Tuesday, September 22, 2020

The 1980 Listening Post - ABBA - Super Trouper

 ABBA - Super Trouper


#437

November 3 1980

ABBA

Super Trouper

Genre: Pop

4 out of 5



Highlights:
Winner Takes it All

Me and I

Lay All Your Love On Me



I never really got into ABBA. Like everyone on the planet I’ve heard their hits enough time to think that I’ve really heard the band. Those songs are/were ubiquitous. And I even have a Greatest Hits album somewhere although I think it might be my wife’s. I forget. That’s a result of the Tyranny of Time. And the blending of our lives. 

And that’s what ABBA is all about, yes? Blending of lives and the coming apart of those lives? All of it swirling amidst the happiest of 4 on the floor rhythms that pulsate in a way determined to make you…dance. And when you dance it’s a form of courtship. Dancing leads to coupling and coupling leads to…uncoupling, way too often. 

I mean, all relationships end, right? Even the ones that “last forever”. When you die or the partner dies, so does the relationship. 

ABBA writes songs that sound so damned happy and, so often, they are tinged with regret, filled with remorse, even vengeful. (I’m looking at you, “Winner Takes it All”)

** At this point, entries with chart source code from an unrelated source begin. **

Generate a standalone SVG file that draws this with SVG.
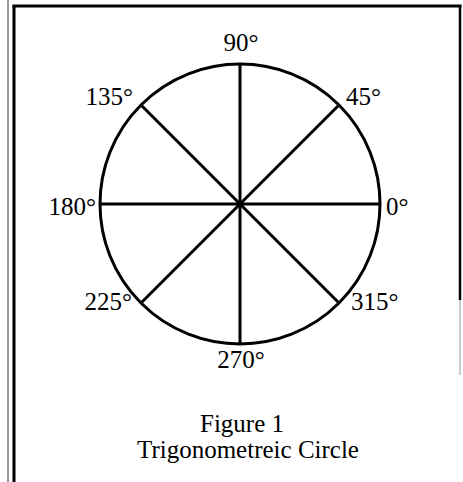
<svg xmlns="http://www.w3.org/2000/svg" width="463" height="482" viewBox="0 0 463 482">
<style>
.lbl{font-family:"Liberation Serif","Times New Roman",serif;font-size:25px;fill:#000}
.ln{stroke:#000;stroke-width:3;fill:none}
</style>
<rect width="463" height="482" fill="#fff"/>
<g id="frame">
<line x1="8" y1="0" x2="8" y2="482" stroke="#999" stroke-width="2"/>
<line x1="14" y1="5" x2="14" y2="482" stroke="#000" stroke-width="3"/>
<line x1="12.5" y1="6" x2="461.5" y2="6" stroke="#000" stroke-width="3"/>
<line x1="460" y1="5" x2="460" y2="300" stroke="#000" stroke-width="2.5"/>
<line x1="460" y1="300" x2="460" y2="375" stroke="#bbb" stroke-width="1.5"/>
</g>
<g id="circle">
<circle cx="240" cy="204" r="140" class="ln"/>
</g>
<g id="connectors">
<line x1="100" y1="204" x2="380" y2="204" class="ln"/>
<line x1="240" y1="64" x2="240" y2="344" class="ln"/>
<line x1="141" y1="105" x2="339" y2="303" class="ln"/>
<line x1="339" y1="105" x2="141" y2="303" class="ln"/>
</g>
<g id="labels">
<text class="lbl" x="241" y="51" text-anchor="middle">90°</text>
<text class="lbl" x="133" y="105" text-anchor="end">135°</text>
<text class="lbl" x="346" y="105">45°</text>
<text class="lbl" x="96" y="215" text-anchor="end">180°</text>
<text class="lbl" x="386" y="215">0°</text>
<text class="lbl" x="132" y="310" text-anchor="end">225°</text>
<text class="lbl" x="351" y="310">315°</text>
<text class="lbl" x="241" y="368" text-anchor="middle">270°</text>
</g>
<g id="caption">
<text class="lbl" x="242" y="432" text-anchor="middle">Figure 1</text>
<text class="lbl" x="248" y="458" text-anchor="middle">Trigonometreic Circle</text>
</g>
</svg>
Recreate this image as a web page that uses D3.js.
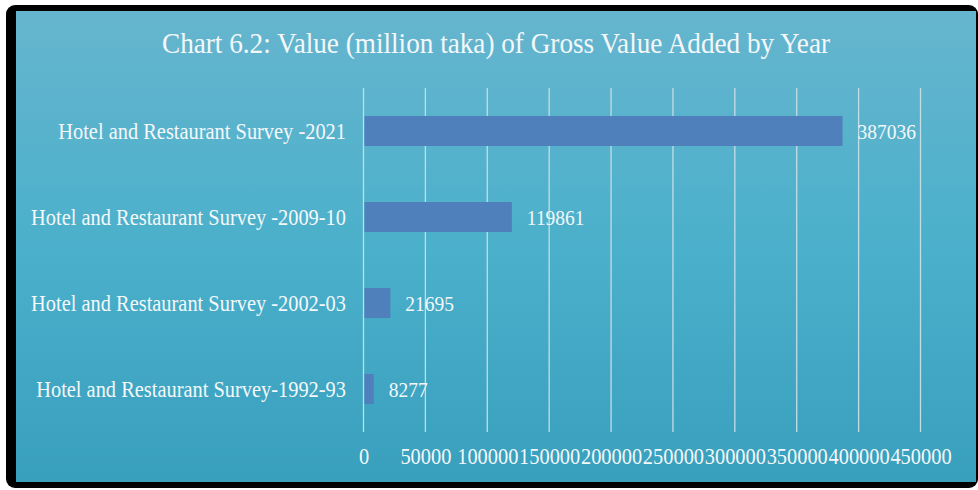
<!DOCTYPE html>
<html>
<head>
<meta charset="utf-8">
<script src="https://cdn.jsdelivr.net/npm/d3@7"></script>
<style>
body { margin: 0; background: #fff; }
svg text { font-family: "Liberation Serif", "Times New Roman", serif; fill: #f4f8fa; }
</style>
</head>
<body>
<div id="chart"></div>
<script>
// data
var categories = [
	"Hotel and Restaurant Survey -2021",
	"Hotel and Restaurant Survey -2009-10",
	"Hotel and Restaurant Survey -2002-03",
	"Hotel and Restaurant Survey-1992-93"
];
var values = [387036, 119861, 21695, 8277];
var tickValues = [0, 50000, 100000, 150000, 200000, 250000, 300000, 350000, 400000, 450000];
var title = "Chart 6.2: Value (million taka) of Gross Value Added by Year";

var svgWidth = 978, svgHeight = 490;
var margin = {top: 88, right: 57, bottom: 58, left: 363.5};
var width = 920.5 - margin.left,
	height = 432 - margin.top;

var svg = d3.select("#chart")
	.append("svg")
		.attr("width", svgWidth)
		.attr("height", svgHeight);

// background gradient
var grad = svg.append("defs").append("linearGradient")
	.attr("id", "bg")
	.attr("x1", 0).attr("y1", 0).attr("x2", 0).attr("y2", 1);
grad.append("stop").attr("offset", "0%").attr("stop-color", "#66b5ce");
grad.append("stop").attr("offset", "50%").attr("stop-color", "#4bb0cb");
grad.append("stop").attr("offset", "100%").attr("stop-color", "#389fbd");

svg.append("rect")
	.attr("x", 6).attr("y", 5)
	.attr("width", 972).attr("height", 483)
	.attr("rx", 9)
	.attr("fill", "#000");
svg.append("rect")
	.attr("x", 16).attr("y", 11)
	.attr("width", 960).attr("height", 471)
	.attr("fill", "url(#bg)");

svg.append("text")
	.attr("transform", "translate(496,53) scale(1,1.05)")
	.attr("text-anchor", "middle")
	.style("font-size", "27.2px")
	.text(title);

var g = svg.append("g")
	.attr("transform", `translate(${margin.left},${margin.top})`);

var x = d3.scaleLinear()
	.domain([0, 450000])
	.range([0, width]);

var y = d3.scaleBand()
	.domain(categories)
	.range([0, height])
	.padding(0);

// gridlines
g.selectAll(".grid")
	.data(tickValues)
	.enter().append("line")
		.attr("x1", d => x(d)).attr("x2", d => x(d))
		.attr("y1", 0).attr("y2", height)
		.attr("stroke", "#c4dde5")
		.attr("stroke-width", 1.3);

var barH = 30;
g.selectAll(".bar")
	.data(values)
	.enter().append("rect")
		.attr("x", x(0) + 1)
		.attr("y", (d, i) => y(categories[i]) + y.bandwidth() / 2 - barH / 2)
		.attr("width", d => x(d) - x(0) - 1)
		.attr("height", barH)
		.attr("fill", "#4f80bc");

// value labels (text in the picture is a bit taller than plain Times)
g.selectAll(".val")
	.data(values)
	.enter().append("text")
		.attr("transform", (d, i) => `translate(${x(d) + 15},${y(categories[i]) + y.bandwidth() / 2 + 8}) scale(1,1.1)`)
		.style("font-size", "19.5px")
		.text(d => d);

// category labels
g.selectAll(".cat")
	.data(categories)
	.enter().append("text")
		.attr("transform", d => `translate(-17.5,${y(d) + y.bandwidth() / 2 + 7.5}) scale(1,1.1)`)
		.attr("text-anchor", "end")
		.style("font-size", "20.4px")
		.text(d => d);

// x axis labels
var xAxis = g.append("g")
	.attr("transform", `translate(0, ${height})`)
	.call(d3.axisBottom(x).tickValues(tickValues).tickSize(0).tickPadding(0).tickFormat(d3.format("d")));
xAxis.select(".domain").remove();
xAxis.selectAll("text")
	.attr("y", 0)
	.attr("dy", 0)
	.attr("fill", null)
	.attr("transform", "translate(0,31.5) scale(1,1.1)")
	.style("font-size", "20.4px")
	.style("font-family", "Liberation Serif, serif");
</script>
</body>
</html>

Surely they aren’t all about this but there’s enough there to make me think about the incongruity of the countervailing dynamics of words and music. For example, “On and On and On” is a pretty dark piece, nearly nihilistic, certainly libertine, but dammit, that music has me tapping my toes. 

The second side is a bit more tepid and wistful. That isn’t to say that the songs are bad, they are just…boring. Until the masterpiece of production, “Lay All Your Love on Me”, on which you can feel the influence on dozens of bands in the future, most notably, Scissor Sisters, Mika and Daft Punk.